(Records from a collection)
----

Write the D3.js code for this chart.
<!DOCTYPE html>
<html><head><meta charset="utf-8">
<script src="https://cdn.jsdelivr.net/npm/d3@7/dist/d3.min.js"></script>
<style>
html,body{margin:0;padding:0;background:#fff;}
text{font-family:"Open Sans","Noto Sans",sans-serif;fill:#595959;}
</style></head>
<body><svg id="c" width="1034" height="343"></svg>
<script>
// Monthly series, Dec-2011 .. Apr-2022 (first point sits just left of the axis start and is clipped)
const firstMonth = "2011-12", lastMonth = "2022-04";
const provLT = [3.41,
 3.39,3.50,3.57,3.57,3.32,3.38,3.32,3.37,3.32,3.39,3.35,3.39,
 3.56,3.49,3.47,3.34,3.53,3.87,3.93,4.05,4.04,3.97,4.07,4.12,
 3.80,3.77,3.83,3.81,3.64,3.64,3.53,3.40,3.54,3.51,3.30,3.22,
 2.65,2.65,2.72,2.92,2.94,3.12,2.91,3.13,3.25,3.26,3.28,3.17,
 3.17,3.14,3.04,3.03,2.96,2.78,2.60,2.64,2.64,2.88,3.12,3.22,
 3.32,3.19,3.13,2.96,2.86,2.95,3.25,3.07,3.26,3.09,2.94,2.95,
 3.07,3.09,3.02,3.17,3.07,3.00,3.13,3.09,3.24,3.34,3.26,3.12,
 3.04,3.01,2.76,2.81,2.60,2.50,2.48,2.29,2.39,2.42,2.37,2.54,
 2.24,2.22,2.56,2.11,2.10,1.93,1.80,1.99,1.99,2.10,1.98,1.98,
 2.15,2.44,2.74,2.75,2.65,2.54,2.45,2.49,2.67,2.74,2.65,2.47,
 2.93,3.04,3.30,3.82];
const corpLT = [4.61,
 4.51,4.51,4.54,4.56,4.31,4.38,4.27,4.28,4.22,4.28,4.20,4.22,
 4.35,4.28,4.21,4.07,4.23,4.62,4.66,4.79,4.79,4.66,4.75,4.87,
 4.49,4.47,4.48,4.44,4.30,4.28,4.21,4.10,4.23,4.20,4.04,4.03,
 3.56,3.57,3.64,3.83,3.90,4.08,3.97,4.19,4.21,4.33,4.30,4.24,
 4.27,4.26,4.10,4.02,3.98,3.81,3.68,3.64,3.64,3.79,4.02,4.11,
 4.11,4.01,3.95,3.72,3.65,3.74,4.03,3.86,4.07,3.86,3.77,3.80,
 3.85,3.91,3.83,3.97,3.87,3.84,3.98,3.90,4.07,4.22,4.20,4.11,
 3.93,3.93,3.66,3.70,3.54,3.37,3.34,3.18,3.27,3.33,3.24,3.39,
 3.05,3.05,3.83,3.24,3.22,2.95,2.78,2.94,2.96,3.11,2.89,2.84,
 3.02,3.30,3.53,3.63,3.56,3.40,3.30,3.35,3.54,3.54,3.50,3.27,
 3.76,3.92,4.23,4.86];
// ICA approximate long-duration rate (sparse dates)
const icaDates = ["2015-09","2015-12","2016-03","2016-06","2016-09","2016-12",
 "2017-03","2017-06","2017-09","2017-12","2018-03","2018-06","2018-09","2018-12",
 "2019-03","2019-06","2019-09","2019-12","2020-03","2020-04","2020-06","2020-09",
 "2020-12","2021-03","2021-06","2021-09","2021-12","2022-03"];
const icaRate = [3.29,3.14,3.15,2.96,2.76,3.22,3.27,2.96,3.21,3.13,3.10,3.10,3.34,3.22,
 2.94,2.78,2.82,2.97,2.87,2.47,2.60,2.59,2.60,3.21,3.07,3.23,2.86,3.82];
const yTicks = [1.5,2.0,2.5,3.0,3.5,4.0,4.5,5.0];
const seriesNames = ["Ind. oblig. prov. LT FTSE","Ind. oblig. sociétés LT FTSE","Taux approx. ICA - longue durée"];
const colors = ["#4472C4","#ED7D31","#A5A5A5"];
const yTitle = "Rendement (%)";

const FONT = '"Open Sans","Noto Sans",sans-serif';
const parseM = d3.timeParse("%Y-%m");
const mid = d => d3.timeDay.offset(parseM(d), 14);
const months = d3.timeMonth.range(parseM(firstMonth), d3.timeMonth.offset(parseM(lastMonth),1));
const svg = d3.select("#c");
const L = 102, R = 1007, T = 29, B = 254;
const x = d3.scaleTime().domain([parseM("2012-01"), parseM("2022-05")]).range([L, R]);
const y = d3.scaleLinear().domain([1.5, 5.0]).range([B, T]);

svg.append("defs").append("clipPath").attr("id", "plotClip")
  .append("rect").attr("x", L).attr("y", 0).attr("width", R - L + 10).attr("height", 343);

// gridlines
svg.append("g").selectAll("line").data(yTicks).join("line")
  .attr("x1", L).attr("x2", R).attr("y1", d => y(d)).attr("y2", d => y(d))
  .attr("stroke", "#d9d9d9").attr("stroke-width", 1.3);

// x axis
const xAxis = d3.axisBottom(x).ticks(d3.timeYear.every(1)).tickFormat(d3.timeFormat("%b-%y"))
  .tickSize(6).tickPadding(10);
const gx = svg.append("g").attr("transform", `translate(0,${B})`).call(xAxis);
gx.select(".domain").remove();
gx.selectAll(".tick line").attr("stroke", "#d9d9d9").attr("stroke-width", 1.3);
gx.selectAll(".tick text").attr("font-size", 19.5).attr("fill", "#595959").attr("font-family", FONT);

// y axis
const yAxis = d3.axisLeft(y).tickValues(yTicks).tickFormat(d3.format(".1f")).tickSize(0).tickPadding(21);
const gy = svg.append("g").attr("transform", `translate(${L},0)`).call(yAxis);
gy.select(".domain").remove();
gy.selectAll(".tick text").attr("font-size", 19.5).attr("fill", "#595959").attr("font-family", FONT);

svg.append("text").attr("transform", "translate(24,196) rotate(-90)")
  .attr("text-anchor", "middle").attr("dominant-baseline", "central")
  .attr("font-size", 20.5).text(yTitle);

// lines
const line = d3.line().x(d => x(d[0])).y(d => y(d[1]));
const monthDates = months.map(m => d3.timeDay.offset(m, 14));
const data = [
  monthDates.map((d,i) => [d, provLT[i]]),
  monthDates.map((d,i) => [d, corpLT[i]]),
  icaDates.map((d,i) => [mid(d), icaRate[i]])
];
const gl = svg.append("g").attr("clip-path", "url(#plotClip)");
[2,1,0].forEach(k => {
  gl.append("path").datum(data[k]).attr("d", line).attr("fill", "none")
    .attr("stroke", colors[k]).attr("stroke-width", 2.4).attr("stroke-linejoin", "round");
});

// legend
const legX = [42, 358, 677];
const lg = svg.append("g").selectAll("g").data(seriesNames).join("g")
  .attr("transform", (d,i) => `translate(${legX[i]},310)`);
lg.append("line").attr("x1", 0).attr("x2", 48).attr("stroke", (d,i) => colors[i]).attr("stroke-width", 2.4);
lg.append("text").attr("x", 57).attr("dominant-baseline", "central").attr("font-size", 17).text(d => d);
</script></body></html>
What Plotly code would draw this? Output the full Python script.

----

Exercise task: Restate every entry word for word.

Solution for this task:
Write the D3.js code for this chart.
<!DOCTYPE html>
<html><head><meta charset="utf-8">
<script src="https://cdn.jsdelivr.net/npm/d3@7/dist/d3.min.js"></script>
<style>
html,body{margin:0;padding:0;background:#fff;}
text{font-family:"Open Sans","Noto Sans",sans-serif;fill:#595959;}
</style></head>
<body><svg id="c" width="1034" height="343"></svg>
<script>
// Monthly series, Dec-2011 .. Apr-2022 (first point sits just left of the axis start and is clipped)
const firstMonth = "2011-12", lastMonth = "2022-04";
const provLT = [3.41,
 3.39,3.50,3.57,3.57,3.32,3.38,3.32,3.37,3.32,3.39,3.35,3.39,
 3.56,3.49,3.47,3.34,3.53,3.87,3.93,4.05,4.04,3.97,4.07,4.12,
 3.80,3.77,3.83,3.81,3.64,3.64,3.53,3.40,3.54,3.51,3.30,3.22,
 2.65,2.65,2.72,2.92,2.94,3.12,2.91,3.13,3.25,3.26,3.28,3.17,
 3.17,3.14,3.04,3.03,2.96,2.78,2.60,2.64,2.64,2.88,3.12,3.22,
 3.32,3.19,3.13,2.96,2.86,2.95,3.25,3.07,3.26,3.09,2.94,2.95,
 3.07,3.09,3.02,3.17,3.07,3.00,3.13,3.09,3.24,3.34,3.26,3.12,
 3.04,3.01,2.76,2.81,2.60,2.50,2.48,2.29,2.39,2.42,2.37,2.54,
 2.24,2.22,2.56,2.11,2.10,1.93,1.80,1.99,1.99,2.10,1.98,1.98,
 2.15,2.44,2.74,2.75,2.65,2.54,2.45,2.49,2.67,2.74,2.65,2.47,
 2.93,3.04,3.30,3.82];
const corpLT = [4.61,
 4.51,4.51,4.54,4.56,4.31,4.38,4.27,4.28,4.22,4.28,4.20,4.22,
 4.35,4.28,4.21,4.07,4.23,4.62,4.66,4.79,4.79,4.66,4.75,4.87,
 4.49,4.47,4.48,4.44,4.30,4.28,4.21,4.10,4.23,4.20,4.04,4.03,
 3.56,3.57,3.64,3.83,3.90,4.08,3.97,4.19,4.21,4.33,4.30,4.24,
 4.27,4.26,4.10,4.02,3.98,3.81,3.68,3.64,3.64,3.79,4.02,4.11,
 4.11,4.01,3.95,3.72,3.65,3.74,4.03,3.86,4.07,3.86,3.77,3.80,
 3.85,3.91,3.83,3.97,3.87,3.84,3.98,3.90,4.07,4.22,4.20,4.11,
 3.93,3.93,3.66,3.70,3.54,3.37,3.34,3.18,3.27,3.33,3.24,3.39,
 3.05,3.05,3.83,3.24,3.22,2.95,2.78,2.94,2.96,3.11,2.89,2.84,
 3.02,3.30,3.53,3.63,3.56,3.40,3.30,3.35,3.54,3.54,3.50,3.27,
 3.76,3.92,4.23,4.86];
// ICA approximate long-duration rate (sparse dates)
const icaDates = ["2015-09","2015-12","2016-03","2016-06","2016-09","2016-12",
 "2017-03","2017-06","2017-09","2017-12","2018-03","2018-06","2018-09","2018-12",
 "2019-03","2019-06","2019-09","2019-12","2020-03","2020-04","2020-06","2020-09",
 "2020-12","2021-03","2021-06","2021-09","2021-12","2022-03"];
const icaRate = [3.29,3.14,3.15,2.96,2.76,3.22,3.27,2.96,3.21,3.13,3.10,3.10,3.34,3.22,
 2.94,2.78,2.82,2.97,2.87,2.47,2.60,2.59,2.60,3.21,3.07,3.23,2.86,3.82];
const yTicks = [1.5,2.0,2.5,3.0,3.5,4.0,4.5,5.0];
const seriesNames = ["Ind. oblig. prov. LT FTSE","Ind. oblig. sociétés LT FTSE","Taux approx. ICA - longue durée"];
const colors = ["#4472C4","#ED7D31","#A5A5A5"];
const yTitle = "Rendement (%)";

const FONT = '"Open Sans","Noto Sans",sans-serif';
const parseM = d3.timeParse("%Y-%m");
const mid = d => d3.timeDay.offset(parseM(d), 14);
const months = d3.timeMonth.range(parseM(firstMonth), d3.timeMonth.offset(parseM(lastMonth),1));
const svg = d3.select("#c");
const L = 102, R = 1007, T = 29, B = 254;
const x = d3.scaleTime().domain([parseM("2012-01"), parseM("2022-05")]).range([L, R]);
const y = d3.scaleLinear().domain([1.5, 5.0]).range([B, T]);

svg.append("defs").append("clipPath").attr("id", "plotClip")
  .append("rect").attr("x", L).attr("y", 0).attr("width", R - L + 10).attr("height", 343);

// gridlines
svg.append("g").selectAll("line").data(yTicks).join("line")
  .attr("x1", L).attr("x2", R).attr("y1", d => y(d)).attr("y2", d => y(d))
  .attr("stroke", "#d9d9d9").attr("stroke-width", 1.3);

// x axis
const xAxis = d3.axisBottom(x).ticks(d3.timeYear.every(1)).tickFormat(d3.timeFormat("%b-%y"))
  .tickSize(6).tickPadding(10);
const gx = svg.append("g").attr("transform", `translate(0,${B})`).call(xAxis);
gx.select(".domain").remove();
gx.selectAll(".tick line").attr("stroke", "#d9d9d9").attr("stroke-width", 1.3);
gx.selectAll(".tick text").attr("font-size", 19.5).attr("fill", "#595959").attr("font-family", FONT);

// y axis
const yAxis = d3.axisLeft(y).tickValues(yTicks).tickFormat(d3.format(".1f")).tickSize(0).tickPadding(21);
const gy = svg.append("g").attr("transform", `translate(${L},0)`).call(yAxis);
gy.select(".domain").remove();
gy.selectAll(".tick text").attr("font-size", 19.5).attr("fill", "#595959").attr("font-family", FONT);

svg.append("text").attr("transform", "translate(24,196) rotate(-90)")
  .attr("text-anchor", "middle").attr("dominant-baseline", "central")
  .attr("font-size", 20.5).text(yTitle);

// lines
const line = d3.line().x(d => x(d[0])).y(d => y(d[1]));
const monthDates = months.map(m => d3.timeDay.offset(m, 14));
const data = [
  monthDates.map((d,i) => [d, provLT[i]]),
  monthDates.map((d,i) => [d, corpLT[i]]),
  icaDates.map((d,i) => [mid(d), icaRate[i]])
];
const gl = svg.append("g").attr("clip-path", "url(#plotClip)");
[2,1,0].forEach(k => {
  gl.append("path").datum(data[k]).attr("d", line).attr("fill", "none")
    .attr("stroke", colors[k]).attr("stroke-width", 2.4).attr("stroke-linejoin", "round");
});

// legend
const legX = [42, 358, 677];
const lg = svg.append("g").selectAll("g").data(seriesNames).join("g")
  .attr("transform", (d,i) => `translate(${legX[i]},310)`);
lg.append("line").attr("x1", 0).attr("x2", 48).attr("stroke", (d,i) => colors[i]).attr("stroke-width", 2.4);
lg.append("text").attr("x", 57).attr("dominant-baseline", "central").attr("font-size", 17).text(d => d);
</script></body></html>
What Plotly code would draw this? Output the full Python script.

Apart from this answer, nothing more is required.